WARN means elevated risk (review required). Add human review, retry with stricter prompts, or degrade to safe templates.
BLOCK means stop. Treat it as terminal for the action path.
Recommended Safety Defaults (Production)
Customer-safe defaults for reliable enforcement.
- Fail closed: if validation fails (timeouts, parsing, missing fields), do not execute.
- Treat WARN as an interlock: pause execution until a human explicitly approves.
- Treat BLOCK as terminal for the action path.
- Log the decision status and explanation for audit and incident response.
- Use environment separation (dev/stage/prod) and verify policy changes before rollout.
Known limitations (v1)
Practical boundaries to plan around.
- Decisions are only as accurate as the context you provide (action type, channel, environment, and payload).
- AI Safety Gate cannot prevent actions your system executes without enforcing the returned outcome.
- WARN and BLOCK handling must be implemented deterministically in your workflow (no “best effort” execution).
- Misuse-resistant operations require customer-side controls (RBAC, rate limits, and review processes) in addition to gating.
Data evaluated
Pass enough context to make decisions accurate.
Recommended inputs
AI output text (message/tool args)
Action type (refund/email/write)
Workflow name / environment
Optional: actor, channel, customer segment
Returned outputs
status: PASS | WARN | BLOCK
explanation: human-readable reason
timestamps + identifiers for audit
Policy management
How policy changes relate to integration behavior.
Single integration contract
The integration contract is stable: you call validate(), enforce PASS/WARN/BLOCK, and (for WARN) poll approval.
Managed policies
Managed policies may be updated over time to improve safety. Your integration must not assume outcomes remain constant.

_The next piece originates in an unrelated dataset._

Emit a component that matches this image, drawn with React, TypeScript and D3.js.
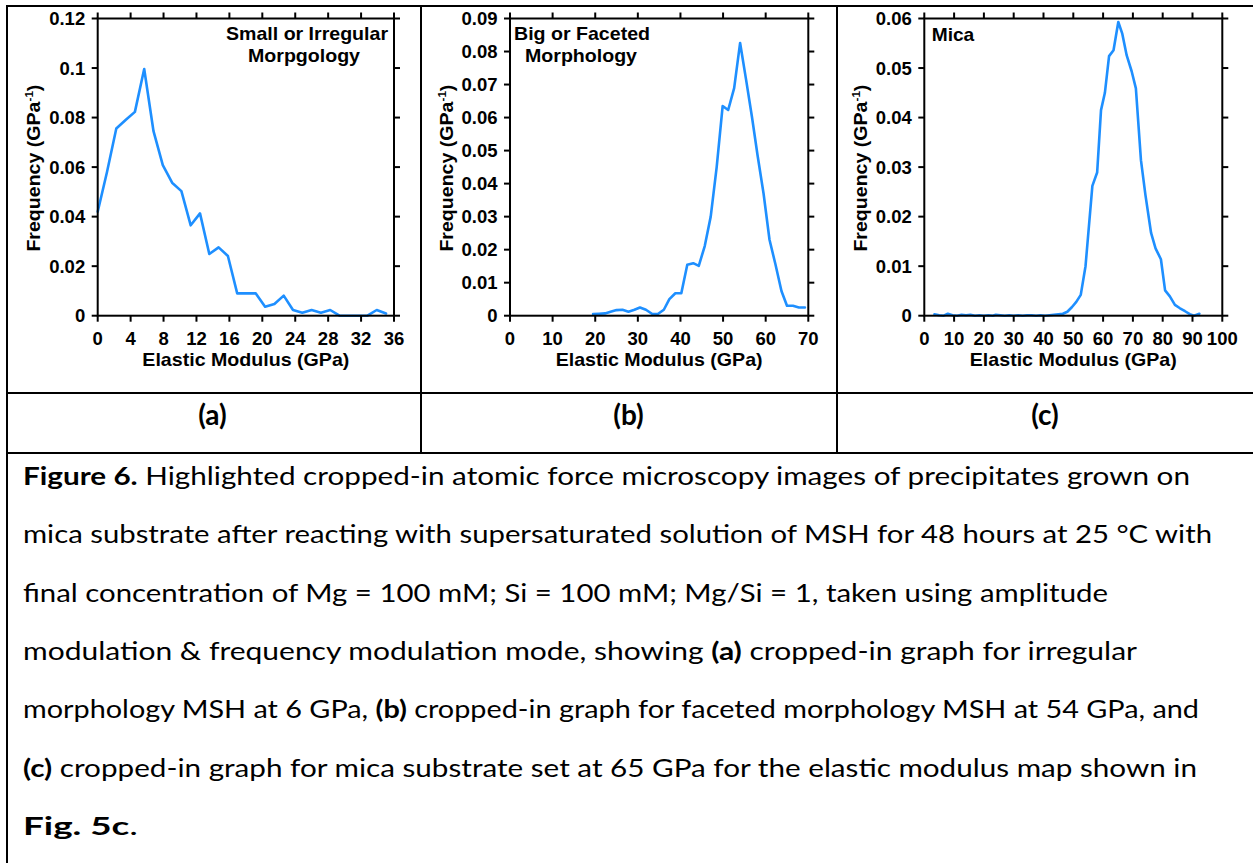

Customer-defined policies (if enabled)
If your account allows customer-defined policies, changes can affect future decisions. Treat the Safety Gate response as the source of truth and enforce it.
Nodes do not define policy
Workflow nodes never define policy. They call validate() and route outcomes (PASS/WARN/BLOCK) deterministically.
Common mistakes
Issues that reduce enforcement reliability.
Gating only prompts. Validate outputs too.
Ignoring WARN. Review required — treat it as an interlock.
Non-terminal BLOCK. BLOCK must stop the action path.
No audit trail. Store status + explanation.
FAQ
Operational questions
Do I need n8n?
No. Any system that can call an HTTP API and branch by status works.
What do I do on WARN?
Route to human approval, retry, or fallback to safe templates.
What do I do on BLOCK?
Stop execution, notify your team, and log the decision.
How do I use this as AI workflow enforcement?
Place validate() after the model response and before the irreversible step. Treat BLOCK as terminal and WARN as an interlock.